WORK TO COMPLETE:
The required output is the exact run of lines from the line containing "Emit a Python" to the line containing "from matplotlib.patches import Rectangle", inclusive, and nothing besides.

DATA FOR THE TASK:
# # #
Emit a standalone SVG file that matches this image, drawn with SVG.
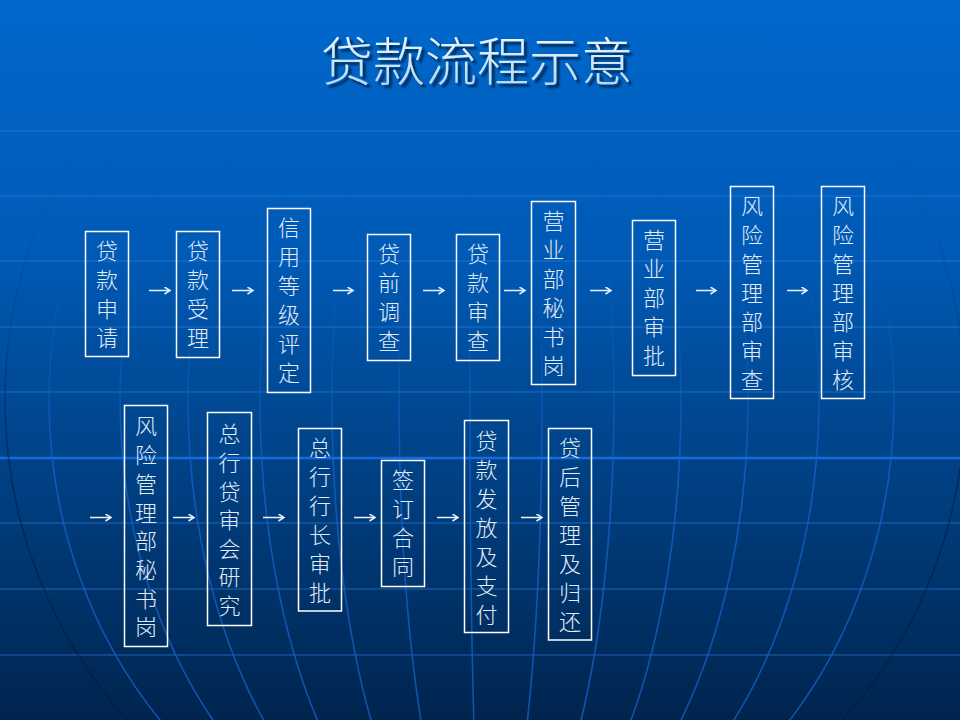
# # #
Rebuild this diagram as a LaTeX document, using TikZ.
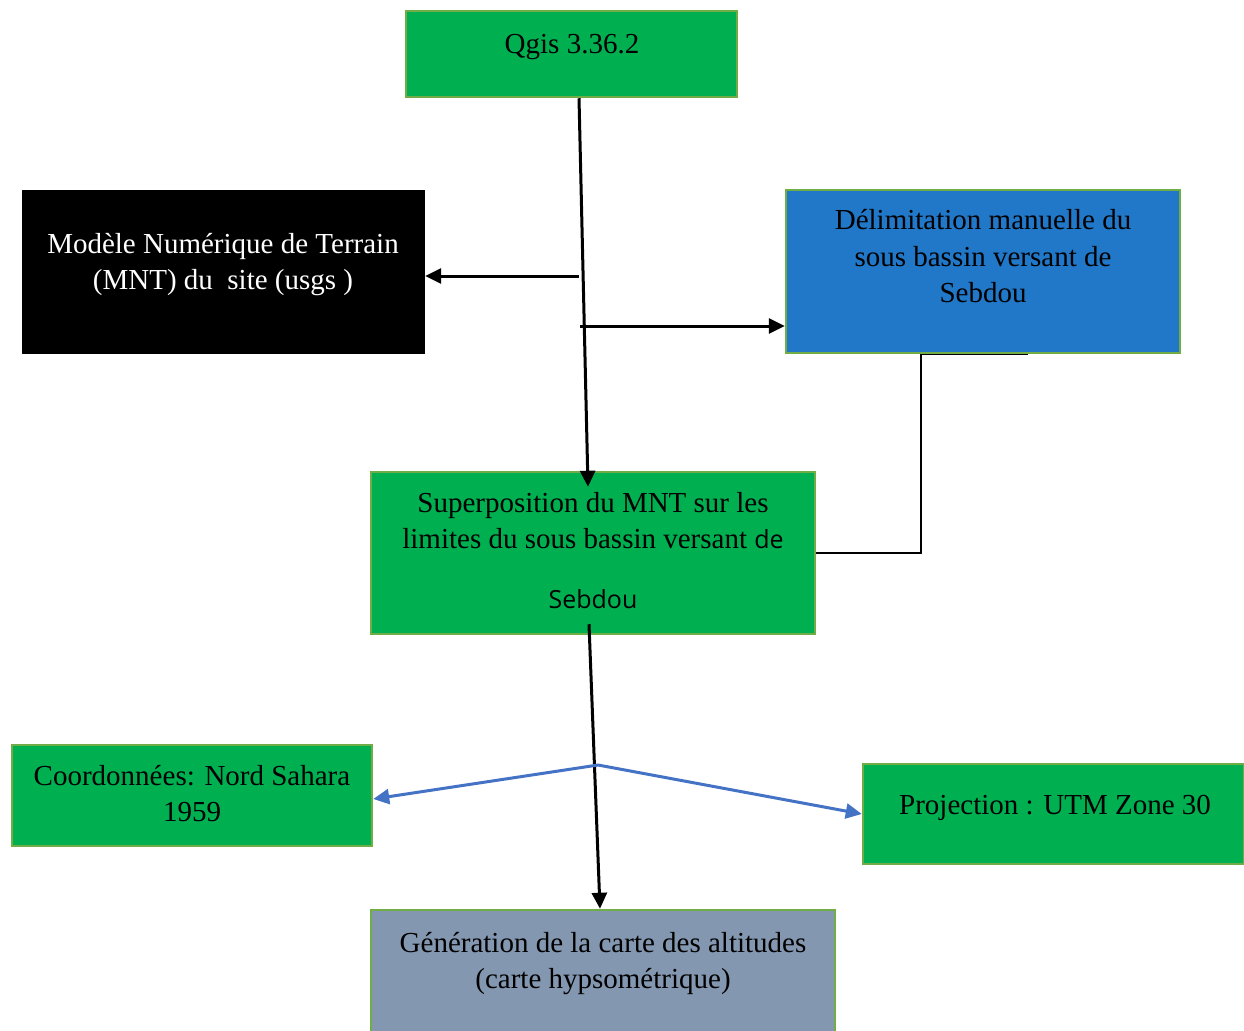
# # #
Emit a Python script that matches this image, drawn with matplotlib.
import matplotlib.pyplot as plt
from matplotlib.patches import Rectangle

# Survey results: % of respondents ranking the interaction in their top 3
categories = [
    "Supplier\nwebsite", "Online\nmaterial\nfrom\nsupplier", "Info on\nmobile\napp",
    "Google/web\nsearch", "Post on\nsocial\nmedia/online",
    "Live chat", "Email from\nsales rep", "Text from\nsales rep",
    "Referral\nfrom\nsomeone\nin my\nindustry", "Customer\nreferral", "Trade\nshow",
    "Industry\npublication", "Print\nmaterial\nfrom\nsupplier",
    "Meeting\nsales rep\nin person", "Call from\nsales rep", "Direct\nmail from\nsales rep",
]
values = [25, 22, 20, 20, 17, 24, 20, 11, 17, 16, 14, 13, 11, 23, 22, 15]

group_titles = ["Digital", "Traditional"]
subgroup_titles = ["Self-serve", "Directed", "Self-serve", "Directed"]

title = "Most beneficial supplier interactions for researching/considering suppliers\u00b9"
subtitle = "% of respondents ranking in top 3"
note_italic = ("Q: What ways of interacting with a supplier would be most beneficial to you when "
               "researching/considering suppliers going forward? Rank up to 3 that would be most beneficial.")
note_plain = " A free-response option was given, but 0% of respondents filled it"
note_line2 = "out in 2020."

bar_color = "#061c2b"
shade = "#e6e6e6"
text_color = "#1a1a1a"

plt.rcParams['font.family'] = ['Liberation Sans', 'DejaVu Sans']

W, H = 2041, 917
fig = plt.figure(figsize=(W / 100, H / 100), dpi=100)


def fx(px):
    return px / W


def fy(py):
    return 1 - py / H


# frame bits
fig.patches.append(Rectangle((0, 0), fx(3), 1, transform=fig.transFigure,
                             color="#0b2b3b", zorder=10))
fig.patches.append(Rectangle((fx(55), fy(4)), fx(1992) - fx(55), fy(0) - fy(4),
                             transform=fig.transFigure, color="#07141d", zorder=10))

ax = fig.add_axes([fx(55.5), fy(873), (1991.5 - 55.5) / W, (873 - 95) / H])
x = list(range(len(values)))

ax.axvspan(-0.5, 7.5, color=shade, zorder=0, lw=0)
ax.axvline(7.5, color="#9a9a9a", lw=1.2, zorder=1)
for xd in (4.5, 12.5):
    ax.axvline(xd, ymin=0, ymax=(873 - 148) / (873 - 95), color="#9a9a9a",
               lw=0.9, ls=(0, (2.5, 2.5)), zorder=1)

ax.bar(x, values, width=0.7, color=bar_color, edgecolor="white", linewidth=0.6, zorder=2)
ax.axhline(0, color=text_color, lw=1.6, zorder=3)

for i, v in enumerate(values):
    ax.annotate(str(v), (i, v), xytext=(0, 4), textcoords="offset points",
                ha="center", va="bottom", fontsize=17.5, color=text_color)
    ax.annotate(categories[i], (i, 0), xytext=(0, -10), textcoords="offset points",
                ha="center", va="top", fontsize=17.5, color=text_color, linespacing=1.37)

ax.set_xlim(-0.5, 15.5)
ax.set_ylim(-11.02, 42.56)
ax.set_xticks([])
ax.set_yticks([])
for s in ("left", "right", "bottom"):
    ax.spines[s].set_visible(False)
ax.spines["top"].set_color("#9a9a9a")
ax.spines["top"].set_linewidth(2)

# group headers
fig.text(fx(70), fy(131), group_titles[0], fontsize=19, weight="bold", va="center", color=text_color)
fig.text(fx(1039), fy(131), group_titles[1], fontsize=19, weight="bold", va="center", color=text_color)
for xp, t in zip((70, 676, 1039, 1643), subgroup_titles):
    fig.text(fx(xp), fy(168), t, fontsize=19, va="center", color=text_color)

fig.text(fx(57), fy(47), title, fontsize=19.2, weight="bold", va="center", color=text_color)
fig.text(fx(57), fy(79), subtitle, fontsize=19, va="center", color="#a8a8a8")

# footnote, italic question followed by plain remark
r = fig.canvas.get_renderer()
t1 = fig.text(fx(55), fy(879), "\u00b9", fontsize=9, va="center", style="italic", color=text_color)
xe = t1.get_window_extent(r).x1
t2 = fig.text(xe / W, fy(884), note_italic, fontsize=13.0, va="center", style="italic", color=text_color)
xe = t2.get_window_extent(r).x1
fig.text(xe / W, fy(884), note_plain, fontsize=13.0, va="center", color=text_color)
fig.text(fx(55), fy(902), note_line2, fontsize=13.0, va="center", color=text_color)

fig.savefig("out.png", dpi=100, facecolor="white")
# # #
CORRECT ANSWER:
Emit a Python script that matches this image, drawn with matplotlib.
import matplotlib.pyplot as plt
from matplotlib.patches import Rectangle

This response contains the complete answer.